Records with drawing code

--- Start ---

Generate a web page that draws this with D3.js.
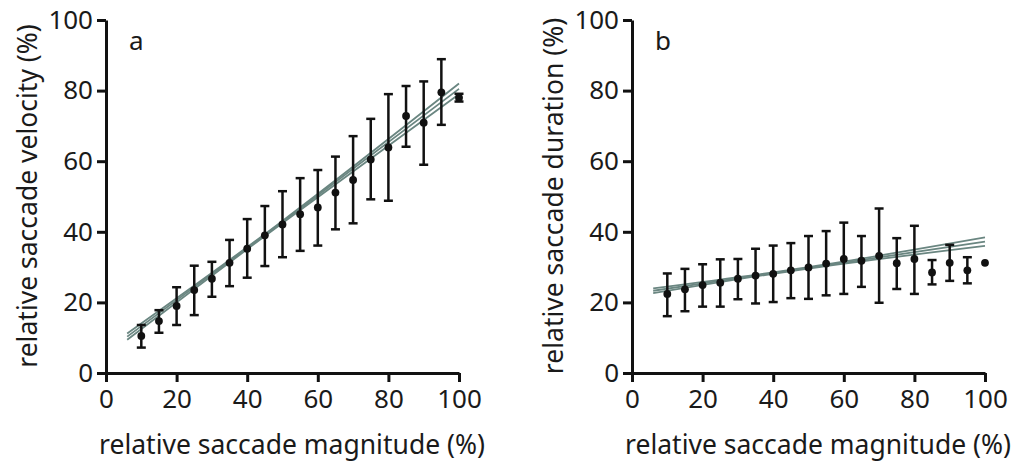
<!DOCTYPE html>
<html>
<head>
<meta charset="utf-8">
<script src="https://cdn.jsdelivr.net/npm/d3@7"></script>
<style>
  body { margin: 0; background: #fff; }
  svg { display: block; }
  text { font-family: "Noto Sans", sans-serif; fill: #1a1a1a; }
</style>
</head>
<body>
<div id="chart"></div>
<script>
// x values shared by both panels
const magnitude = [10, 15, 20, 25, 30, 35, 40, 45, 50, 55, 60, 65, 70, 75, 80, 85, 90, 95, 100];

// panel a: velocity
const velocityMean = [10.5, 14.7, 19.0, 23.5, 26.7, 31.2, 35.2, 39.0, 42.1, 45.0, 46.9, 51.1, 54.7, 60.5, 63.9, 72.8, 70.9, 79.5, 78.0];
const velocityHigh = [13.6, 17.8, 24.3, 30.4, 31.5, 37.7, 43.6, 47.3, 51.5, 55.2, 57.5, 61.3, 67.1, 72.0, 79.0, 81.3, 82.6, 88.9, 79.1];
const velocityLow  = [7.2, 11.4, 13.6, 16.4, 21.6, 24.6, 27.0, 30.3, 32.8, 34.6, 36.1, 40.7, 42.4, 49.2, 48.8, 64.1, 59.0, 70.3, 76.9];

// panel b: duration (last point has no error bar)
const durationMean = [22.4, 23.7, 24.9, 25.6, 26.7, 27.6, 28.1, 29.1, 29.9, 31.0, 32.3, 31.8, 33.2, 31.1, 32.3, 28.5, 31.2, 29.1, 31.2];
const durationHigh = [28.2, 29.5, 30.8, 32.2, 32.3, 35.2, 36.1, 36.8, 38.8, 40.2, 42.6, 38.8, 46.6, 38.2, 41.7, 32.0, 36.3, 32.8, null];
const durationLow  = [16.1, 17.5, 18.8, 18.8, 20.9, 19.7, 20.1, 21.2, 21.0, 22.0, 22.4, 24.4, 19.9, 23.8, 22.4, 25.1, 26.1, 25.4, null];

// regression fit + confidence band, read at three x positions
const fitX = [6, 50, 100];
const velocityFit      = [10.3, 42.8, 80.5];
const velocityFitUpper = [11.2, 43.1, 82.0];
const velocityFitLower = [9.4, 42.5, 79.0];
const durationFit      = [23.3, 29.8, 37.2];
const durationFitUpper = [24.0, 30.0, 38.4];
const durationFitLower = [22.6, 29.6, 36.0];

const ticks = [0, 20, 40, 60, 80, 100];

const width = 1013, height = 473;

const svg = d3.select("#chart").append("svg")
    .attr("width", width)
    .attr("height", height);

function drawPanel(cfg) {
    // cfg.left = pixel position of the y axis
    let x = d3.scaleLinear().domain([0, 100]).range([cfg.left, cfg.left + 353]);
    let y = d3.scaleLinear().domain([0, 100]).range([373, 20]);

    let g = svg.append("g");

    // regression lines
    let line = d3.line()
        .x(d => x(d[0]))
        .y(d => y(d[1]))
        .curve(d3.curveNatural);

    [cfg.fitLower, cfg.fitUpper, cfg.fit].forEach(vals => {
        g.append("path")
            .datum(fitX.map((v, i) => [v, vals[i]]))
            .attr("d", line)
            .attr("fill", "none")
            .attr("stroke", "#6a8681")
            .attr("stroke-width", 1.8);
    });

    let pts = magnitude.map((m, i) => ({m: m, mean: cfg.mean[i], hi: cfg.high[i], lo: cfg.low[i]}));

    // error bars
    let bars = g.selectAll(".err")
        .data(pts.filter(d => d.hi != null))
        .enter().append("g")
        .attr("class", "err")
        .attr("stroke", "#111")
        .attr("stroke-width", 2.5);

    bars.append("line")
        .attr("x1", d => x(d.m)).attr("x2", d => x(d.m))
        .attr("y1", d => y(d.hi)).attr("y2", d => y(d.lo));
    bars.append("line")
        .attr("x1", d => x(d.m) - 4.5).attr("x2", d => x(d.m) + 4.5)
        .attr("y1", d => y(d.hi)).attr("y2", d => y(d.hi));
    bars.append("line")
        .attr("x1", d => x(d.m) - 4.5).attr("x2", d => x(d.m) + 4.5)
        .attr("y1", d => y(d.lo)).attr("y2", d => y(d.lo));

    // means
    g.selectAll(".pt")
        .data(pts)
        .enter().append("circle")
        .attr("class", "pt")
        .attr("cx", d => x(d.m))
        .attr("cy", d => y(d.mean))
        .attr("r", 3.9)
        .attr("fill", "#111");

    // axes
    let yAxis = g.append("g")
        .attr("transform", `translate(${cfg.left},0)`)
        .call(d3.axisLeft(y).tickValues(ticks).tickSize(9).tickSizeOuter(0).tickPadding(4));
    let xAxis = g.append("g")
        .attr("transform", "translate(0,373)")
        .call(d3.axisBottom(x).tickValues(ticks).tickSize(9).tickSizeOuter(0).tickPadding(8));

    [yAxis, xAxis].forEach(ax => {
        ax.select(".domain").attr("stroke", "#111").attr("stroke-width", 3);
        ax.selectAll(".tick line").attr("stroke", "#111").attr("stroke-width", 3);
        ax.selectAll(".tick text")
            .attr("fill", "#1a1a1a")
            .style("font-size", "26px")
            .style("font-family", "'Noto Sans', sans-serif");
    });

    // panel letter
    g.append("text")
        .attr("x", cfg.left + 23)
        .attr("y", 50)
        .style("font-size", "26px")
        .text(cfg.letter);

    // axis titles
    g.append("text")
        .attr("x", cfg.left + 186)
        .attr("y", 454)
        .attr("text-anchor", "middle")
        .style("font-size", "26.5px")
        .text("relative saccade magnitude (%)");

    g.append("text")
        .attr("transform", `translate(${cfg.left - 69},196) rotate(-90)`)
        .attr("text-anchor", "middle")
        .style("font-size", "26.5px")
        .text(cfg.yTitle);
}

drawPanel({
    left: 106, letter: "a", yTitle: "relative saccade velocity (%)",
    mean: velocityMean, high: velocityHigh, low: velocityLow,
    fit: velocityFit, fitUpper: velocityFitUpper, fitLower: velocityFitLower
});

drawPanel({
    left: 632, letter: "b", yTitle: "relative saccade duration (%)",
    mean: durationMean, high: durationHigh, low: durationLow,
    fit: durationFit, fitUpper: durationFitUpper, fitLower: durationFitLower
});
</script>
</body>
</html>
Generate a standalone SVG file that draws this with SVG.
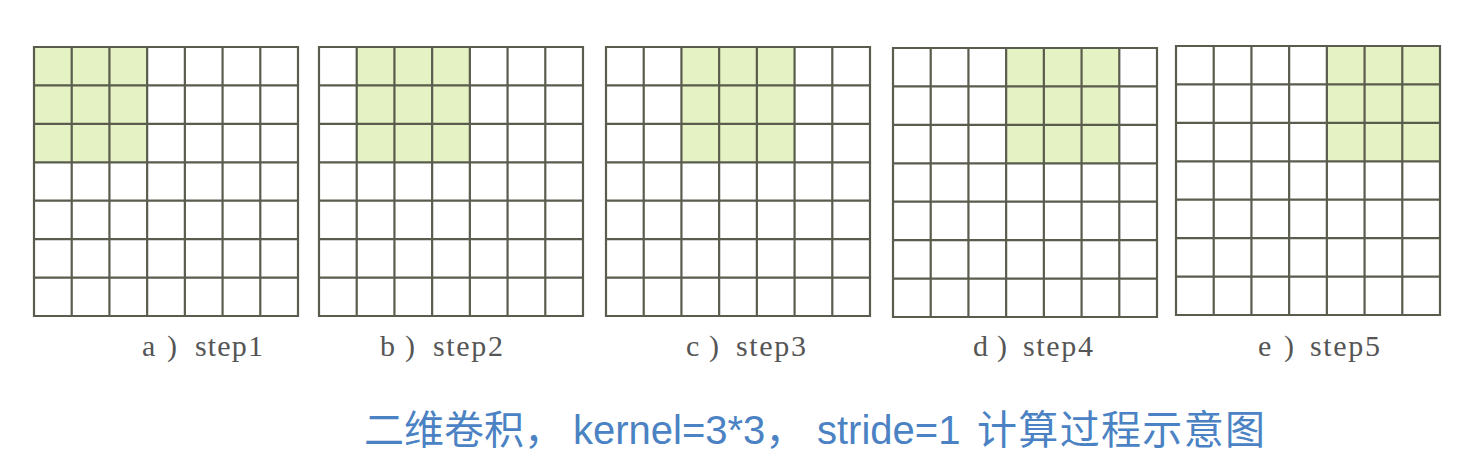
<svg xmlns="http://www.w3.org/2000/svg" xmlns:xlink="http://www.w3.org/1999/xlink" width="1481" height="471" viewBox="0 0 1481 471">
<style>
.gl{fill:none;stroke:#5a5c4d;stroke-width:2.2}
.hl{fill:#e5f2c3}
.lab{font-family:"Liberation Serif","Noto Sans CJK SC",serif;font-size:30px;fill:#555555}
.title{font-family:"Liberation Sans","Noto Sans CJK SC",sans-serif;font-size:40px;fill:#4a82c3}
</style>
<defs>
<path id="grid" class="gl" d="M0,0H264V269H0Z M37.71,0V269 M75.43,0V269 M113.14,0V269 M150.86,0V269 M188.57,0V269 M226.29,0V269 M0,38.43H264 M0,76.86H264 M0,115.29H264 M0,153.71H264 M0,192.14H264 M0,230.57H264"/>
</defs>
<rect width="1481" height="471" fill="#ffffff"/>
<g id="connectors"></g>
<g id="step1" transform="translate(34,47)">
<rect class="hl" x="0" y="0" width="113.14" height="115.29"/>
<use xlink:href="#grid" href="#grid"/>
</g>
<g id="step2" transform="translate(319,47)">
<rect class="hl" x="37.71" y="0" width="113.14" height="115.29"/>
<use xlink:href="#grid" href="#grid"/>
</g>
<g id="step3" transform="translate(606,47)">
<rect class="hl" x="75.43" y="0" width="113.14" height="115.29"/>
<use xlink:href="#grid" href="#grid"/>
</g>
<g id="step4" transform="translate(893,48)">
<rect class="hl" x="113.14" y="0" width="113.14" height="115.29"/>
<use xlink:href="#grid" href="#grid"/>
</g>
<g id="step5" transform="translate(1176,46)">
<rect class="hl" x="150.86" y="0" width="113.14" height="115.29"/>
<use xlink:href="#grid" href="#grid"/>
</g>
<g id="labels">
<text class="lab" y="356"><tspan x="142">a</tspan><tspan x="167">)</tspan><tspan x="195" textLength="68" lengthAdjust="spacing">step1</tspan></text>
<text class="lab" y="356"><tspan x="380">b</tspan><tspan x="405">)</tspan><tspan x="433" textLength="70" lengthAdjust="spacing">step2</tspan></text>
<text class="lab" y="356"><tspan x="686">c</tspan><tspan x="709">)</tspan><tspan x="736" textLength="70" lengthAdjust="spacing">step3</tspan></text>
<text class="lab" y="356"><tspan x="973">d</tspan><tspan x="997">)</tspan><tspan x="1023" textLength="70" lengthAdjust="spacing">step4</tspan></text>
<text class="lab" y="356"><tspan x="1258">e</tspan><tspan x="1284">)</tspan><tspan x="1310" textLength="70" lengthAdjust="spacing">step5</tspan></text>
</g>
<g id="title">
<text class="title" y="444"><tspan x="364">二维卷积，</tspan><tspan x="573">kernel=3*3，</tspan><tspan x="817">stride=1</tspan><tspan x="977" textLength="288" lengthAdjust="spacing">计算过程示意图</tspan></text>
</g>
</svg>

--- End ---

Goal - Print the entries as they stand, first line through the line holding "const width = 1013, height = 473;", with every picture removed.

Result of the exercise -
Generate a web page that draws this with D3.js.
<!DOCTYPE html>
<html>
<head>
<meta charset="utf-8">
<script src="https://cdn.jsdelivr.net/npm/d3@7"></script>
<style>
  body { margin: 0; background: #fff; }
  svg { display: block; }
  text { font-family: "Noto Sans", sans-serif; fill: #1a1a1a; }
</style>
</head>
<body>
<div id="chart"></div>
<script>
// x values shared by both panels
const magnitude = [10, 15, 20, 25, 30, 35, 40, 45, 50, 55, 60, 65, 70, 75, 80, 85, 90, 95, 100];

// panel a: velocity
const velocityMean = [10.5, 14.7, 19.0, 23.5, 26.7, 31.2, 35.2, 39.0, 42.1, 45.0, 46.9, 51.1, 54.7, 60.5, 63.9, 72.8, 70.9, 79.5, 78.0];
const velocityHigh = [13.6, 17.8, 24.3, 30.4, 31.5, 37.7, 43.6, 47.3, 51.5, 55.2, 57.5, 61.3, 67.1, 72.0, 79.0, 81.3, 82.6, 88.9, 79.1];
const velocityLow  = [7.2, 11.4, 13.6, 16.4, 21.6, 24.6, 27.0, 30.3, 32.8, 34.6, 36.1, 40.7, 42.4, 49.2, 48.8, 64.1, 59.0, 70.3, 76.9];

// panel b: duration (last point has no error bar)
const durationMean = [22.4, 23.7, 24.9, 25.6, 26.7, 27.6, 28.1, 29.1, 29.9, 31.0, 32.3, 31.8, 33.2, 31.1, 32.3, 28.5, 31.2, 29.1, 31.2];
const durationHigh = [28.2, 29.5, 30.8, 32.2, 32.3, 35.2, 36.1, 36.8, 38.8, 40.2, 42.6, 38.8, 46.6, 38.2, 41.7, 32.0, 36.3, 32.8, null];
const durationLow  = [16.1, 17.5, 18.8, 18.8, 20.9, 19.7, 20.1, 21.2, 21.0, 22.0, 22.4, 24.4, 19.9, 23.8, 22.4, 25.1, 26.1, 25.4, null];

// regression fit + confidence band, read at three x positions
const fitX = [6, 50, 100];
const velocityFit      = [10.3, 42.8, 80.5];
const velocityFitUpper = [11.2, 43.1, 82.0];
const velocityFitLower = [9.4, 42.5, 79.0];
const durationFit      = [23.3, 29.8, 37.2];
const durationFitUpper = [24.0, 30.0, 38.4];
const durationFitLower = [22.6, 29.6, 36.0];

const ticks = [0, 20, 40, 60, 80, 100];

const width = 1013, height = 473;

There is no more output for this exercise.